Is it because so many boring ballets have been set to his music that I have come to dislike Mahler? The Mahler ballet: someone sings lugubriously from the side of the stage while dancers toil up Angst Hill and down Weltschmerz Dale for hours on end. Sexuallity, if not repressed, is ambiguous; a Death Figure is bound to turn up somewhere. Mahler is the favorite composer of the deep-think choreographers -- the one they all rely on to dye their musings the rich dark brown of significance.

Few choreographers today seem to want to make significant points about the Meaning of Life. But there are still plenty of ballet cliches around (uses of music, uses of choreography, ways of presenting dancers or "characters", attempts to manipulate the audience). :pinch: :dunno: :crying:

It would be great to hear about the cliches that you yourself have observed and found grating. Who knows, we might help a few would-be choreographers to avoid them in the future. :)

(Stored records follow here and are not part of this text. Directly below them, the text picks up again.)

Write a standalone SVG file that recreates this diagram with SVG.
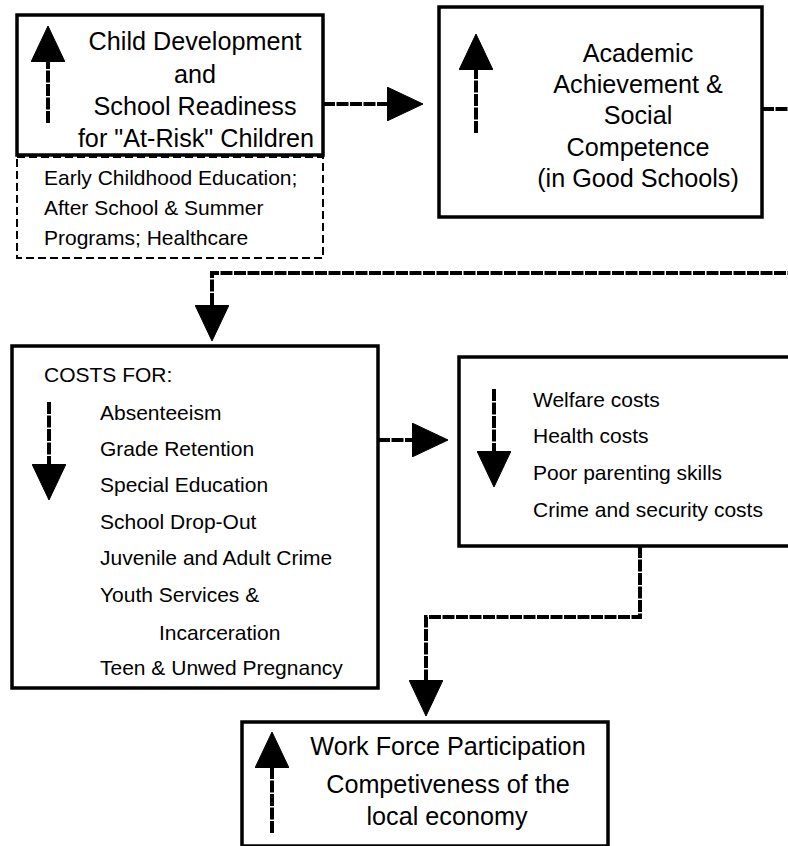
<svg xmlns="http://www.w3.org/2000/svg" width="788" height="846" viewBox="0 0 788 846">
<style>
  .box { fill: #fff; stroke: #000; stroke-width: 3.5; }
  .dbox { fill: #fff; stroke: #000; stroke-width: 2; stroke-dasharray: 8 4; }
  .conn { fill: none; stroke: #000; stroke-width: 4; stroke-dasharray: 12 1.5; marker-end: url(#ah); }
  .t { font-family: "Liberation Sans", Arial, sans-serif; fill: #000; }
  .big { font-size: 25.2px; }
  .sm { font-size: 21px; }
  .c { text-anchor: middle; }
</style>
<defs>
  <marker id="ah" markerUnits="userSpaceOnUse" markerWidth="36" markerHeight="34" refX="0" refY="17" orient="auto" viewBox="0 0 36 34">
    <path d="M0,0 L36,17 L0,34 Z" fill="#000" stroke="#000" stroke-width="1" stroke-linejoin="round"/>
  </marker>
</defs>
<rect width="788" height="846" fill="#fff"/>

<g id="connectors">
  <path class="conn" d="M323,104 H387"/>
  <path class="conn" d="M762,109 H800 V273 H212 V305"/>
  <path class="conn" d="M378,440 H412"/>
  <path class="conn" d="M640,546 V617 H426 V680"/>
</g>

<g id="child-development">
  <rect class="box" x="17" y="15" width="306" height="140"/>
  <path class="conn" d="M48,123 V62"/>
  <text class="t big c" x="195" y="50">Child Development</text>
  <text class="t big c" x="195" y="83">and</text>
  <text class="t big c" x="195" y="115">School Readiness</text>
  <text class="t big c" x="196" y="147">for "At-Risk" Children</text>
</g>

<g id="programs">
  <rect class="dbox" x="17" y="157" width="306" height="101"/>
  <text class="t sm" x="44" y="185">Early Childhood Education;</text>
  <text class="t sm" x="44" y="215">After School &amp; Summer</text>
  <text class="t sm" x="44" y="245">Programs; Healthcare</text>
</g>

<g id="academic">
  <rect class="box" x="439" y="7" width="323" height="210"/>
  <path class="conn" d="M476,133 V70"/>
  <text class="t big c" x="638" y="62">Academic</text>
  <text class="t big c" x="638" y="93">Achievement &amp;</text>
  <text class="t big c" x="638" y="124">Social</text>
  <text class="t big c" x="638" y="156">Competence</text>
  <text class="t big c" x="638" y="187">(in Good Schools)</text>
</g>

<g id="costs">
  <rect class="box" x="12" y="346" width="366" height="342"/>
  <path class="conn" d="M49,402 V464"/>
  <text class="t sm" x="44" y="382">COSTS FOR:</text>
  <text class="t sm" x="100" y="420">Absenteeism</text>
  <text class="t sm" x="100" y="456">Grade Retention</text>
  <text class="t sm" x="100" y="492">Special Education</text>
  <text class="t sm" x="100" y="529">School Drop-Out</text>
  <text class="t sm" x="100" y="565">Juvenile and Adult Crime</text>
  <text class="t sm" x="100" y="602">Youth Services &amp;</text>
  <text class="t sm" x="159" y="640">Incarceration</text>
  <text class="t sm" x="100" y="675">Teen &amp; Unwed Pregnancy</text>
</g>

<g id="social-costs">
  <rect class="box" x="459" y="357" width="340" height="189"/>
  <path class="conn" d="M494,389 V451"/>
  <text class="t sm" x="533" y="407">Welfare costs</text>
  <text class="t sm" x="533" y="443">Health costs</text>
  <text class="t sm" x="533" y="480">Poor parenting skills</text>
  <text class="t sm" x="533" y="517">Crime and security costs</text>
</g>

<g id="workforce">
  <rect class="box" x="242" y="722" width="366" height="124"/>
  <path class="conn" d="M272,833 V768"/>
  <text class="t big c" x="448" y="755">Work Force Participation</text>
  <text class="t big c" x="448" y="793">Competiveness of the</text>
  <text class="t big c" x="447" y="825">local economy</text>
</g>
</svg>
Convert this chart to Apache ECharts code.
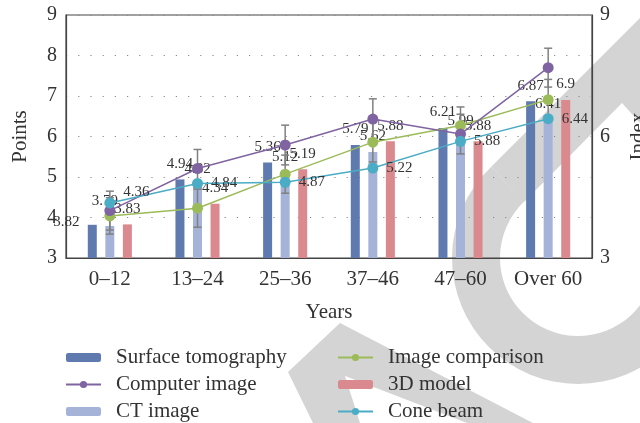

For all the reasons Croce says, I dislike Mahler too. However... the one ballet I love that is set to Mahler is Arpino's "Round of Angels" to the Adagietto. I saw it live almost 25 years ago, and never forgot it. I think it was the setting (that beautiful velvety starfield), lighting that limned the silvery unitards and made them almost glow, and some of the choreographic images. I don't remember it having a point at all; it was simply beautiful images and dancing to a beautiful piece of music. (Am I being cliche now?) Too bad the music has been overused since then (or was it the movies that did that?). But as for M's "heavy" darker music or vocal music--sorry, I'd prefer not.

re bart's topic: I'll think of some the hateful cliches later, but after reading BT'ers views, I can only nod my head and ruefully smile.